2007 GSA Denver Annual Meeting (28–31 October 2007)

Paper No. 1
Presentation Time: 8:00 AM-12:00 PM

MESOPROTEROZOIC HYDROTHERMAL ALTERATION IN 1.9 GA OLD HIGH GRADE GNEISSES AT SPENT NUCLEAR FUEL REPOSITORY SITE, OLKILUOTO, SW FINLAND


AALTONEN, Ismo S., Research, Posiva Oy, Olkiluoto, FI-27160, Finland, FRONT, Kai A., VTT, P.O. Box 1000, Espoo, FI-02044 VTT, Finland and GEHÖR, Seppo A., Department of Geosciences, University of Oulu, Oulu, FI-90014, Finland, ismo.aaltonen@posiva.fi

The Olkiluoto Island was opted in 1999 for the final disposal site of the spent Finnish nuclear fuel. The total number of deep drill holes (100 - 1000 m long) is now 43 with a combined length of ca. 20 875 m. The rocks can be divided into supracrustal high-grade metamorphic rocks of polyphase deformation and igneous rocks including pegmatitic granites and sporadic diabase dykes.

In support of construction and design of the underground rock characterization facility and the future repository, the existing geological data of the study site is combined as a 3-D model. The geological and geophysical survey has generated an extensive data set, which is divided into spatial models that present lithology, ductile deformation, brittle deformation, hydrothermal alteration and various statistics of the underground rock mass.

Following the main stages of regional orogeny the Olkiluoto bedrock (~ 1.9 Ga old) was subjected to localized but extensive hydrothermal alteration events initiated by rapakivi granite magmatism 1.58 - 1.55 Ga ago. Estimated temperature interval is from slightly over 300ºC to less than 100ºC.

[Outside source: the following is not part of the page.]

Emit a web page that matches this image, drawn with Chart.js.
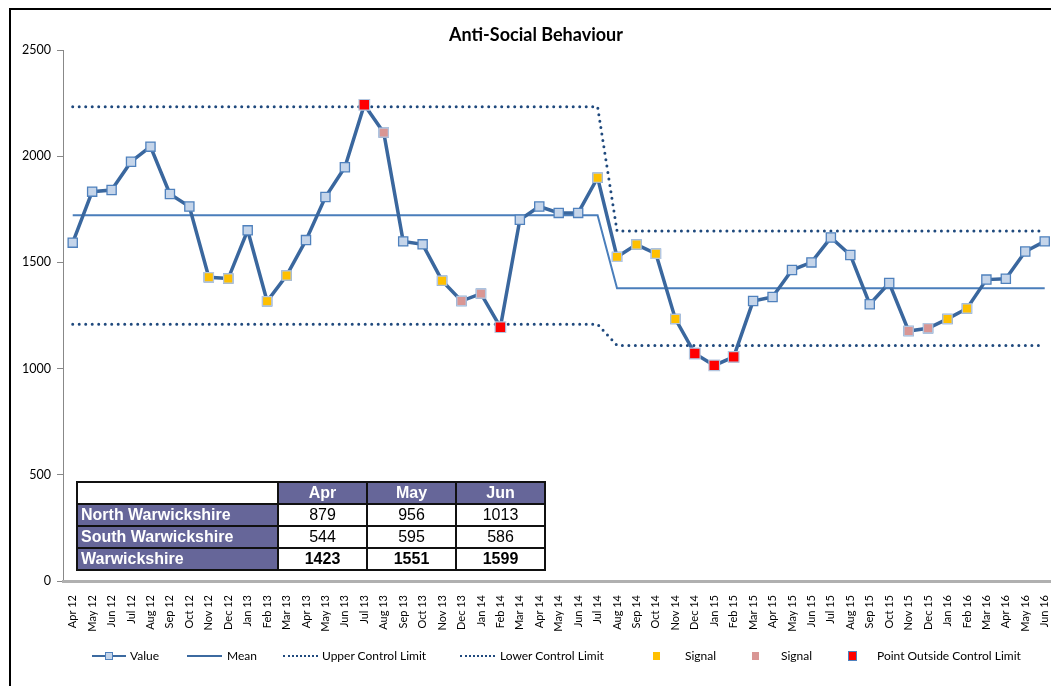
<!DOCTYPE html>
<html>
<head>
<meta charset="utf-8">
<script src="https://cdn.jsdelivr.net/npm/chart.js@4.4.0/dist/chart.umd.min.js"></script>
<style>
  body { margin: 0; background: #fff; overflow: hidden; width: 1051px; height: 686px; position: relative; font-family: Lato, "DejaVu Sans", sans-serif; }
  #frame { position: absolute; left: 9px; top: 8px; width: 1100px; height: 700px; border-left: 2px solid #000; border-top: 2px solid #000; }
  #wrap { position: absolute; left: 0; top: 0; width: 1064px; height: 686px; }
  #title { position: absolute; left: 0; width: 1072px; top: 23px; text-align: center; font-weight: bold; font-size: 18px; color: #000; }
  #tbl { position: absolute; left: 76px; top: 481px; border-collapse: collapse; font-family: "Liberation Sans", Arial, sans-serif; font-size: 16px; }
  #tbl td { border: 2px solid #111; padding: 0 3px; height: 20px; line-height: 20px; }
  #tbl .h { background: #666699; color: #fff; font-weight: bold; text-align: center; }
  #tbl .r { background: #666699; color: #fff; font-weight: bold; text-align: left; }
  #tbl .v { background: #fff; color: #000; text-align: center; }
  #tbl .b { font-weight: bold; }
  .lg { position: absolute; top: 648px; font-size: 12px; color: #000; height: 16px; line-height: 16px; white-space: nowrap; }
  .ln { position: absolute; top: 7px; height: 2px; background: #3c6aa0; }
  .dot { position: absolute; top: 7px; height: 0; border-top: 2px dotted #1f497d; }
  .sq { position: absolute; top: 4px; width: 7px; height: 8px; }
</style>
</head>
<body>
<div id="frame"></div>
<div id="wrap"><canvas id="myChart" width="1064" height="686"></canvas></div>
<div id="title">Anti-Social Behaviour</div>
<table id="tbl">
  <tr><td style="width:193px;background:#fff"></td><td class="h" style="width:81px">Apr</td><td class="h" style="width:81px">May</td><td class="h" style="width:81px">Jun</td></tr>
  <tr><td class="r">North Warwickshire</td><td class="v">879</td><td class="v">956</td><td class="v">1013</td></tr>
  <tr><td class="r">South Warwickshire</td><td class="v">544</td><td class="v">595</td><td class="v">586</td></tr>
  <tr><td class="r">Warwickshire</td><td class="v b">1423</td><td class="v b">1551</td><td class="v b">1599</td></tr>
</table>
<div class="lg" style="left:92px;width:80px"><span class="ln" style="left:0;width:34px"></span><span class="sq" style="left:13px;top:4px;width:6px;height:6px;background:#c5d5ea;border:1px solid #4f81bd"></span><span style="position:absolute;left:38px">Value</span></div>
<div class="lg" style="left:187px;width:80px"><span class="ln" style="left:0;width:35px"></span><span style="position:absolute;left:40px">Mean</span></div>
<div class="lg" style="left:283px;width:180px"><span class="dot" style="left:0;width:35px"></span><span style="position:absolute;left:39px">Upper Control Limit</span></div>
<div class="lg" style="left:460px;width:180px"><span class="dot" style="left:0;width:35px"></span><span style="position:absolute;left:40px">Lower Control Limit</span></div>
<div class="lg" style="left:653px;width:80px"><span class="sq" style="left:0;background:#ffc000"></span><span style="position:absolute;left:32px">Signal</span></div>
<div class="lg" style="left:752px;width:80px"><span class="sq" style="left:0;background:#d99694"></span><span style="position:absolute;left:29px">Signal</span></div>
<div class="lg" style="left:848px;width:200px"><span class="sq" style="left:0;background:#ff0000;border:1px solid #4f81bd;width:7px;height:8px;top:3px"></span><span style="position:absolute;left:29px">Point Outside Control Limit</span></div>

<script>
const months = ['Apr 12','May 12','Jun 12','Jul 12','Aug 12','Sep 12','Oct 12','Nov 12','Dec 12',
  'Jan 13','Feb 13','Mar 13','Apr 13','May 13','Jun 13','Jul 13','Aug 13','Sep 13','Oct 13','Nov 13','Dec 13',
  'Jan 14','Feb 14','Mar 14','Apr 14','May 14','Jun 14','Jul 14','Aug 14','Sep 14','Oct 14','Nov 14','Dec 14',
  'Jan 15','Feb 15','Mar 15','Apr 15','May 15','Jun 15','Jul 15','Aug 15','Sep 15','Oct 15','Nov 15','Dec 15',
  'Jan 16','Feb 16','Mar 16','Apr 16','May 16','Jun 16'];

const values = [1593, 1833, 1841, 1974, 2045, 1822, 1763, 1430, 1424,
  1651, 1317, 1438, 1605, 1808, 1948, 2242, 2111, 1599, 1585, 1414, 1318,
  1353, 1195, 1701, 1763, 1733, 1733, 1899, 1526, 1584, 1541, 1234, 1071,
  1015, 1055, 1318, 1337, 1464, 1500, 1617, 1535, 1303, 1403, 1177, 1190,
  1234, 1283, 1419, 1423, 1551, 1599];

const mean = [1722, 1722, 1722, 1722, 1722, 1722, 1722, 1722, 1722,
  1722, 1722, 1722, 1722, 1722, 1722, 1722, 1722, 1722, 1722, 1722, 1722,
  1722, 1722, 1722, 1722, 1722, 1722, 1722, 1378, 1378, 1378, 1378, 1378,
  1378, 1378, 1378, 1378, 1378, 1378, 1378, 1378, 1378, 1378, 1378, 1378,
  1378, 1378, 1378, 1378, 1378, 1378];

const upperLimit = [2233, 2233, 2233, 2233, 2233, 2233, 2233, 2233, 2233,
  2233, 2233, 2233, 2233, 2233, 2233, 2233, 2233, 2233, 2233, 2233, 2233,
  2233, 2233, 2233, 2233, 2233, 2233, 2233, 1648, 1648, 1648, 1648, 1648,
  1648, 1648, 1648, 1648, 1648, 1648, 1648, 1648, 1648, 1648, 1648, 1648,
  1648, 1648, 1648, 1648, 1648, 1648];

const lowerLimit = [1209, 1209, 1209, 1209, 1209, 1209, 1209, 1209, 1209,
  1209, 1209, 1209, 1209, 1209, 1209, 1209, 1209, 1209, 1209, 1209, 1209,
  1209, 1209, 1209, 1209, 1209, 1209, 1209, 1109, 1109, 1109, 1109, 1109,
  1109, 1109, 1109, 1109, 1109, 1109, 1109, 1109, 1109, 1109, 1109, 1109,
  1109, 1109, 1109, 1109, 1109, 1109];

// months flagged on the chart
const signalYellow = ['Nov 12','Dec 12','Feb 13','Mar 13','Nov 13','Jul 14','Aug 14','Sep 14','Oct 14','Nov 14','Jan 16','Feb 16'];
const signalPink = ['Aug 13','Dec 13','Jan 14','Nov 15','Dec 15'];
const outside = ['Jul 13','Feb 14','Dec 14','Jan 15','Feb 15'];

const yTicks = [0, 500, 1000, 1500, 2000, 2500];

function pick(list) {
    return months.map((m, i) => list.includes(m) ? values[i] : null);
}

function marks(list, colour, size) {
    return {
        label: 'Signal',
        data: pick(list),
        showLine: false,
        pointStyle: 'rect',
        pointRadius: size,
        pointBackgroundColor: colour,
        pointBorderColor: '#b4c6df',
        pointBorderWidth: 1.2,
        order: 0
    };
}

const ctx = document.getElementById('myChart');

new Chart(ctx, {
    type: 'line',
    data: {
        labels: months,
        datasets: [
            marks(outside, '#ff0000', 7.5),
            marks(signalPink, '#d99694', 6.5),
            marks(signalYellow, '#ffc000', 6.5),
            {
                label: 'Value',
                data: values,
                borderColor: '#3a679e',
                borderWidth: 3.5,
                pointStyle: 'rect',
                pointRadius: 6.5,
                pointBackgroundColor: '#c5d5ea',
                pointBorderColor: '#4f81bd',
                pointBorderWidth: 1.3,
                tension: 0,
                order: 1
            },
            {
                label: 'Mean',
                data: mean,
                borderColor: '#4a7ebb',
                borderWidth: 2,
                pointRadius: 0,
                order: 2
            },
            {
                label: 'Upper Control Limit',
                data: upperLimit,
                borderColor: '#1f497d',
                borderWidth: 3,
                borderDash: [0, 6.5],
                borderCapStyle: 'round',
                pointRadius: 0,
                order: 2
            },
            {
                label: 'Lower Control Limit',
                data: lowerLimit,
                borderColor: '#1f497d',
                borderWidth: 3,
                borderDash: [0, 6.5],
                borderCapStyle: 'round',
                pointRadius: 0,
                order: 2
            }
        ]
    },
    options: {
        responsive: false,
        animation: false,
        layout: {
            padding: { top: 50, right: 0, left: 0, bottom: 0 }
        },
        scales: {
            y: {
                min: 0,
                max: 2500,
                afterFit: s => { s.width = 63; },
                afterBuildTicks: s => { s.ticks = yTicks.map(v => ({ value: v })); },
                ticks: {
                    color: '#000',
                    font: { family: 'Lato', size: 12.5 },
                    padding: 6,
                    callback: v => String(v)
                },
                grid: {
                    drawOnChartArea: false,
                    tickLength: 6,
                    color: '#888'
                },
                border: { color: '#888', width: 1 }
            },
            x: {
                offset: true,
                afterFit: s => { s.height = 105; },
                ticks: {
                    color: '#000',
                    font: { family: 'Lato', size: 11 },
                    minRotation: 90,
                    maxRotation: 90,
                    autoSkip: false,
                    padding: 6
                },
                grid: {
                    display: false
                },
                border: { color: '#b0b0b0', width: 3 }
            }
        },
        plugins: {
            legend: { display: false },
            title: { display: false },
            tooltip: { enabled: false }
        }
    }
});
</script>
</body>
</html>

A direct association of alteration with rapakivi granites can be seen on the site as topaz- and fluorite-bearing late-magmatic greisen veins and networks although their volume is insignificant. The actual hydrothermal alteration consists of both pervasive and fracture-controlled processes. Several episodic long-term alteration events have been identified in the Olkiluoto bedrock. They include chloritization, silicification, epidotization and seritization in small volumes. The most significant alteration events are generated in low temperature. They include the separate clay mineral formations: illitization and kaolinization, as well as sulfidization and calcite formation.